6. Most managers would hire a top achiever who is a little light on skills and experience and modify the job accordingly, but their hiring systems prevent them from ever seeing these people.

7. In the first 5-10 years of a person’s career, people who get promoted more rapidly or assigned to the toughest projects tend to have less experience than those who don’t. Yet when we hire someone from the outside we want more experience.

8. First impressions and interview presentation skills do not predict on-the-job performance – even for sales positions – but most people think they do. Worse, we are all subconsciously affected by this whether we like it or not.

With these basic truths in mind, here’s my quick list of corrective actions for recruiters, hiring managers, candidates, and everyone else on the interviewing team:

1. If you don’t know what it takes to be successful on the job in your company, don’t interview any candidates until you do. How else are you going to determine competency, motivation, and fit? Here’s an article that will show you how to figure this out.

2. If you’re a candidate being interviewed, and the person interviewing you doesn’t know the job, ask this question: “What does the person taking this job need to accomplish in the first 6-12 months in order to be considered successful?” Then ask: “Why is this important and what resources are available to pull this off?” If the person interviewing you is the hiring manager, and doesn’t know the answer, or stumbles about, I would be concerned about taking the job if offered. To gain a sense of how concerned you should be, ask everyone else on the interviewing team the same question, and if each person gives you a different answer, be very concerned. If the recruiter doesn’t know the answer, don’t trust the recruiter to give you other honest information. It will be equally superficial.

3. If you’re a recruiter don’t present an opportunity to anyone unless the hiring manager tells you what it takes to be successful on the job. If you do, you’ll waste your time screening people on the wrong criteria.

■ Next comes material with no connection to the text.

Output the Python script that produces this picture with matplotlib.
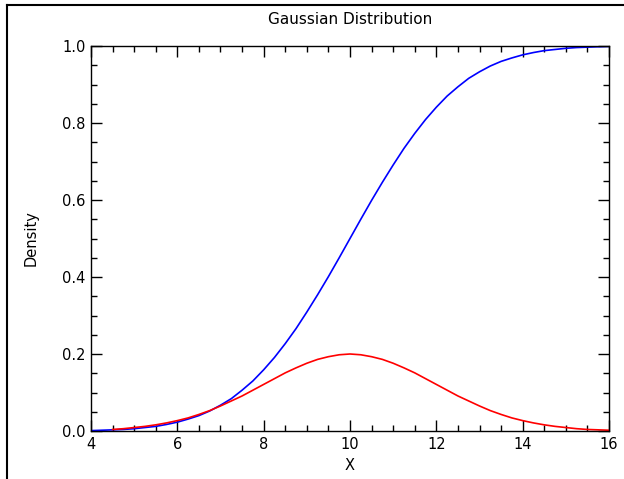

4. If you’re a passive candidate talk to every recruiter who calls and see if they understand the real job, its importance to the company strategy, and how well the company is doing overall. Make sure you ask about the real culture, and get examples for proof. Make sure you ask these questions before you ask about the money or the location. If you filter jobs out too soon because of the money, you’ll never get a chance to hear about true career opportunities. Most jobs can be scaled up or down to meet the needs of a top achiever, but you’ll never get the chance if you measure opportunity by the wrong criteria.

5. From a career growth standpoint it’s better to be underpaid than overpaid. Compensation increases always follow performance, not lead it. So if and whenever you get the chance when changing jobs, don’t fight for a big short-term compensation bump. Instead ask for a six month review based on your ability to hit challenging performance objectives.

6. If you instantly like a candidate, force yourself to ask the person tougher questions. If you don’t like the candidate right away, force yourself to assume the person is extremely qualified, treat the person as you would a consultant, be respectful, and listen carefully to everything said. If you do this for just 30 minutes you’ll be shocked. For one thing, you’ll discover many of those you thought were initially tops are more personality than performance. Even better: there will be a few who initially turned you off who are great. These are the people that everyone else overlooked.

From what I’ve seen over the past 30+ years, most hiring problems can be attributed to the problems described here. While the solutions offered are pretty simple, they do require some discipline. First, make sure you understand the performance expectations of the job in the real environment and culture before you interview any candidates. Second, don’t make any instant judgments: wait at least 30 minutes before you make a no decision. It takes a least a few more hours to make a yes. Third, don’t be too surprised when you start making fewer mistakes and start hiring more top performers who are excited about the work you’re offering. Common sense sometimes makes sense.